“We have to assume it's completely compromised and gone," said a Pentagon official whom spoke on the condition of anonymity because of the "sensitivity of the matter” to the Washington Post's Wednesday issue.
The equipment which consists of hundreds of light guns, ammunition, night-vision goggles and tens of vehicles, aircrafts and boats are feared to be in possession of Al Qaeda or other parties amid the turmoil and instability Yemen has been facing.
“Even in best-case scenario in an unstable country, we never have 100 percent accountability,” the official added announcing that an aid package which is estimated to be worth USD 125 million scheduled to be delivered to Yemen will be halted and instead be donated to other countries in the Middle East and Africa.
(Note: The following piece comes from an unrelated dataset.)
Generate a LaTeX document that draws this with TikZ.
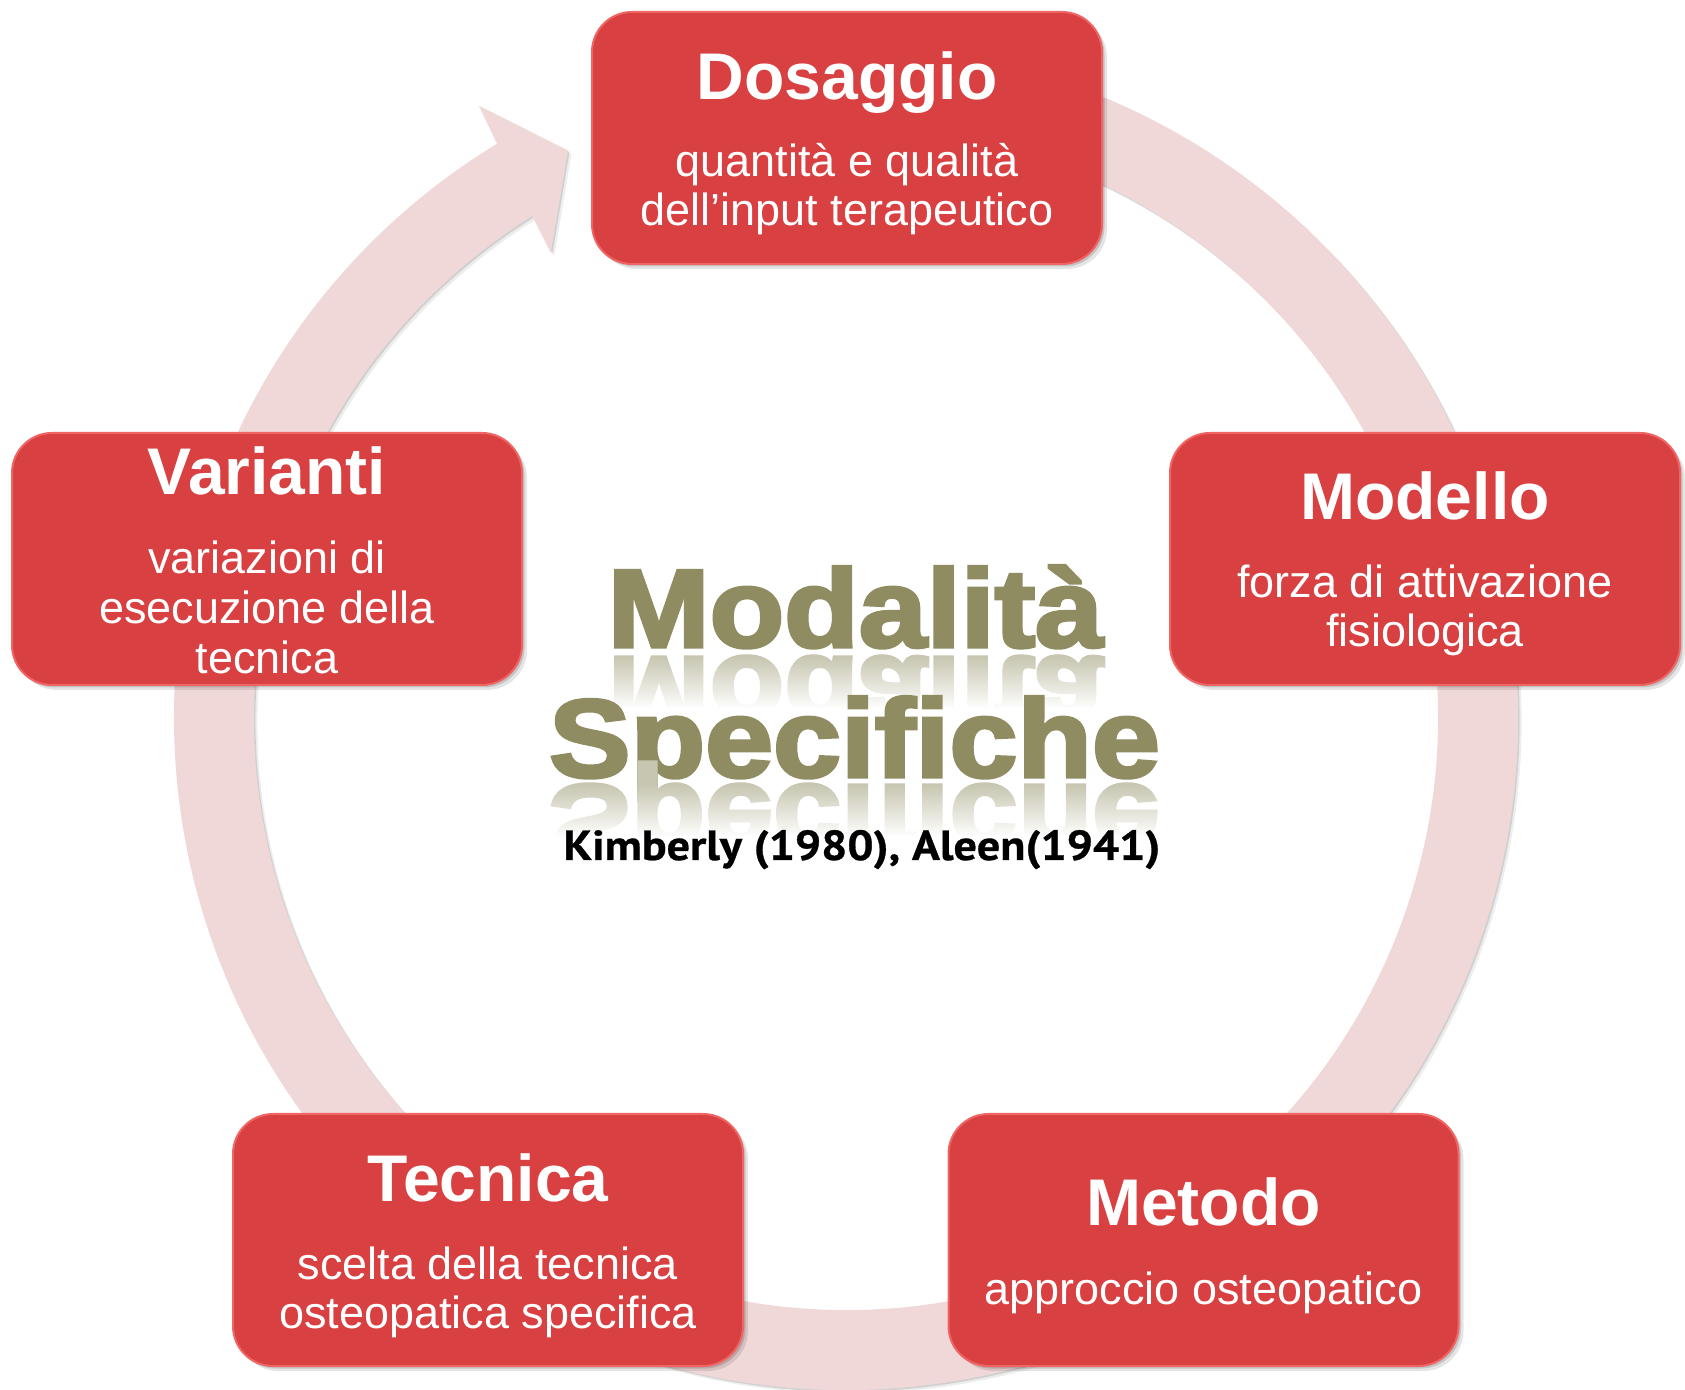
\documentclass[tikz,border=0pt]{standalone}
\usepackage{fontspec}
\setmainfont{Liberation Sans}
\newfontfamily\heavyfont{Liberation Sans Bold}[FakeBold=3]
\newfontfamily\refont{PT Sans}[FakeBold=0.6]
\usetikzlibrary{shadows,fadings}
\definecolor{boxred}{HTML}{D94041}
\definecolor{boxrim}{HTML}{F06464}
\definecolor{ringc}{HTML}{F1D8D8}
\definecolor{olive}{HTML}{8F8C62}
\tikzfading[name=fadedown, top color=transparent!100, bottom color=transparent!0]
\def\ringpath{(100:672) arc[start angle=100, end angle=-238.7, radius=672] -- (120.95:714) -- (116.1:632) -- (122.4:551) -- (122.0:592) arc[start angle=-238.0, end angle=100, radius=592] -- cycle}
\begin{document}
\begin{tikzpicture}[x=1pt,y=1pt,
  box/.style={rounded corners=40pt, fill=boxred, draw=boxrim, line width=2pt,
    minimum width=510pt, minimum height=252pt, inner sep=0pt,
    general shadow={fill=black, opacity=.10, shadow xshift=5pt, shadow yshift=-5pt},
    general shadow={fill=black, opacity=.14, shadow xshift=2.5pt, shadow yshift=-2.5pt}},
  ttl/.style={anchor=base, text=white, inner sep=0pt, font=\fontsize{66}{66}\selectfont\bfseries},
  sub/.style={anchor=base, text=white, inner sep=0pt, font=\fontsize{45}{45}\selectfont},
  bigtxt/.style={anchor=base, inner sep=0pt, font=\heavyfont\fontsize{111}{111}\selectfont},
  cite/.style={anchor=base, inner sep=0pt, text=black, font=\refont\bfseries\fontsize{42}{42}\selectfont}]
\fill[white] (0,0) rectangle (1685,1389);
\useasboundingbox (0,0) rectangle (1685,1389);
% circular arrow
\begin{scope}[shift={(849.5,667.5)}]
  \fill[black, opacity=.07] \ringpath;
\end{scope}
\begin{scope}[shift={(847.5,669.5)}]
  \fill[black, opacity=.12] \ringpath;
\end{scope}
\begin{scope}[shift={(846,671)}]
  \fill[ringc] \ringpath;
\end{scope}
% boxes
\node[box] (dos) at (847,1251) {};
\node[ttl] (dost) at (847,1289) {Dosaggio};
\node[sub] (dos1) at (847,1212) {quantità e qualità};
\node[sub] (dos2) at (847,1163) {dell’input terapeutico};

\node[box] (mod) at (1425,830) {};
\node[ttl] (modt) at (1425,869) {Modello};
\node[sub] (mod1) at (1425,791) {forza di attivazione};
\node[sub] (mod2) at (1425,742) {fisiologica};

\node[box] (var) at (267,830) {};
\node[ttl] (vart) at (267,894) {Varianti};
\node[sub] (var1) at (267,815) {variazioni di};
\node[sub] (var2) at (267,765) {esecuzione della};
\node[sub] (var3) at (267,715) {tecnica};

\node[box] (tec) at (488,149) {};
\node[ttl] (tect) at (488,188) {Tecnica};
\node[sub] (tec1) at (488,110) {scelta della tecnica};
\node[sub] (tec2) at (488,61) {osteopatica specifica};

\node[box] (met) at (1203.5,149) {};
\node[ttl] (mett) at (1203.5,164) {Metodo};
\node[sub] (met1) at (1203.5,85) {approccio osteopatico};

% central title
\node[bigtxt, text=olive] (w1) at (855.5,742) {\scalebox{1.1}[1]{Modalità}};
\node[bigtxt, text=olive!50] (w1r) at (855.5,732) {\scalebox{1.1}[-1]{Modalità}};
\fill[white, path fading=fadedown] (590,733) rectangle (1125,680);
\fill[white] (590,680.5) rectangle (1125,640);
\node[bigtxt, text=olive] (w2) at (854.5,612) {\scalebox{1.1}[1]{Specifiche}};
\node[bigtxt, text=olive!50] (w2r) at (854.5,604) {\scalebox{1.1}[-1]{Specifiche}};
\fill[white, path fading=fadedown] (530,605) rectangle (1165,552);
\fill[white] (530,552.5) rectangle (1165,505);
\node[cite] (kim) at (862,529) {\scalebox{1.1}[1]{Kimberly (1980), Aleen(1941)}};
\end{tikzpicture}
\end{document}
Meanwhile, Gulf Arab states said on Wednesday that they would not allow Yemen to transform into a center for regional terrorism organizations.
In a statement issued by the Gulf Cooperation Council (GCC), the Arab states also condemned “the actions taken by Houthi rebels to dissolve the Parliament and the takeover of government institutions in Yemen.”
The Arab Gulf bloc expressed its “rejection of the various acts of violence, for achieving political goals, intimidating the Yemeni people, suppressing their freedoms, and violating their rights.”
On Tuesday Houthi militiamen who control the Yemeni capital attacked the house of a Senior Army Commander, killing one guard and detaining two more, an army source said.
General Mohammed Rajah Laboudha was not home at the time.
General Laboudha heads the Fifth Military Region, which covers the strategic Red Sea province of Hudeida, which has been partly held by the Huthis since they seized power in Sana'a on February 6.
Tuesday’s attack came the day after the Huthis fired Air Force Commander General Rashid al-Jund and one of his deputies, General Abdellatif al-Zuhairi, replacing them with Officers close to Sana’a new masters.